Enter Bill Cooke, who heads the National Aeronautics and Space Administration's Meteoroid Environment Office at the Marshall Space Flight Center in Huntsville, Ala. His small shop is the meteor-shower equivalent to the National Hurricane Center in Miami.
"My office is pretty much focused on meteor risk, to spacecraft in particular," Dr. Cooke says. It's responsible for predicting when a shower will take place, how intense it's likely to be, and what sort of threat it may pose to manned and unmanned spacecraft.
The effort owes its existence to the Columbia disaster in February 2003. Seven astronauts died as the shuttle Columbia broke up during reentry after a trip to the International Space Station. The cause: Ice fell away from the orbiter's main fuel tank during the shuttle's ascent, damaging the heat-shielding material on the leading edge of one of the orbiter's wings.
The tragedy refocused NASA's attention on debris hazards of all types, including meteoroid strikes. Meteoroids are the tiny and not-so-tiny bits of naturally occurring space dust and rock that undergo a couple of name changes before they hit the ground. They are meteors as they streak through the sky and meteorites once you can pick them up off the ground.
To recoup its lost expertise on the topic, NASA set up the meteoroid office in 2005, as the agency resumed launching shuttles following the tragedy.
Indeed, the study of meteor showers has enjoyed something of a renaissance in the past 15 years or so in the United States, Cooke and other astronomers say. Unlike in Europe or Canada, interest in the topic flagged by 1970 in the US. Scientists were digging into bigger questions. And it was tough to get funding for decade-long studies of what some considered an astronomical backwater.
But the advent of powerful computers allowed scientists to make more accurate predictions of the arrival and intensity of meteor showers, outbursts, and storms – though the intensity projections remain works in progress.
"People have known how to forecast meteor showers since the early 1900s," Cooke says. "But we couldn't do it until computers got fast enough in the mid-1990s."
The process, he says, involves "taking the parent comet, putting it in its orbit about the sun, then throwing off millions of particles from that comet" in the computer model, which then tracks them for centuries to see where and when they will encounter Earth.
The techniques have reached a point where forecasters can predict encounter times of a meteor storm to within 30 minutes – or for some storms, as little as five minutes. (Meteor storms reach peak encounter rates of 1,000 meteoroids an hour or more.)
Intensity? Not so much. "We're usually off by a factor of two there," Cooke acknowledges.
If this week's Perseid peak isn't enough to get you out of bed, how about the Draconids on Oct. 8, 2011?
"We thought the Draconids were going to be the next meteor storm, but it now looks like it's going to be an outburst," Cooke says, with peak rates of a few hundred meteors an hour.
From the ground, it still may not look like much. The Draconids are not known for brilliant displays. But if you're in space, it might be time to batten down the hatches.

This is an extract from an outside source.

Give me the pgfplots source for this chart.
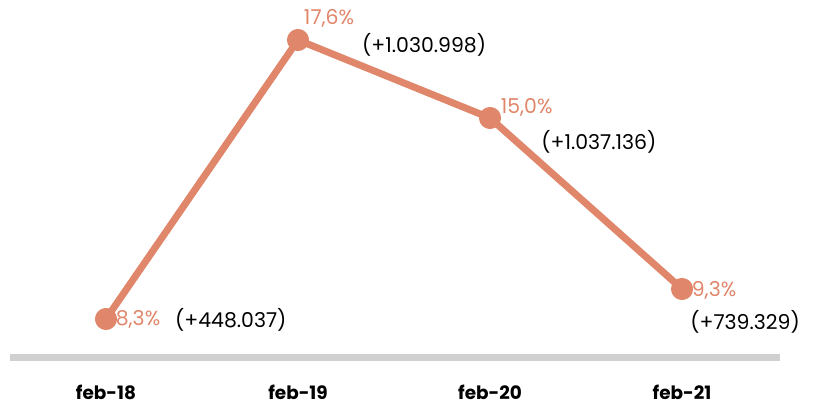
\documentclass[border=0pt]{standalone}
\usepackage{pgfplots}
\pgfplotsset{compat=1.18}
\usepackage{fontspec}
\setmainfont{Poppins}
\definecolor{lc}{HTML}{E0866A}
\definecolor{gl}{HTML}{D0D0D0}
\begin{document}
\begin{tikzpicture}
\begin{axis}[
  width=813bp, height=406bp, scale only axis,
  xmin=-0.552, xmax=3.682, ymin=5.4, ymax=18.933,
  axis line style={draw=none}, tick style={draw=none},
  ytick=\empty, xtick={0,1,2,3},
  xticklabels={feb-18,feb-19,feb-20,feb-21},
  xticklabel style={anchor=center, yshift=14bp, font=\fontsize{18.5}{22}\selectfont\bfseries},
  clip=false,
]
\draw[gl, line width=7bp] (axis cs:-0.5,7.033) -- (axis cs:3.51,7.033);
\addplot[lc, line width=7bp, line join=round, mark=*, mark size=7.5bp, mark options={fill=lc, draw=none}]
  coordinates {(0,8.3) (1,17.6) (2,15.0) (3,9.3)};
\begin{scope}[every node/.style={anchor=west, inner sep=0pt, font=\fontsize{20.5}{24}\selectfont}]
\node[text=lc] at (axis cs:0.05,8.27) {8,3\%};
\node at (axis cs:0.359,8.27) {(+448.037)};
\node[text=lc] at (axis cs:1.03,18.333) {17,6\%};
\node at (axis cs:1.333,17.433) {(+1.030.998)};
\node[text=lc] at (axis cs:2.055,15.367) {15,0\%};
\node at (axis cs:2.266,14.2) {(+1.037.136)};
\node[text=lc] at (axis cs:3.05,9.267) {9,3\%};
\node at (axis cs:3.042,8.2) {(+739.329)};
\end{scope}
\end{axis}
\end{tikzpicture}
\end{document}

The next steps for meteoroid forecasting: better tools for tracking the objects across the sky, to more precisely calculate their orbits and track them back to their sources; and on-location detection tools that would allow forecasts to cover Mars, asteroids, or other spots where the US and other countries plan to send astronauts in the coming decades.
Researchers briefly tried to use a camera on a rover on Mars to scan the night skies for meteors. But the rover detected none.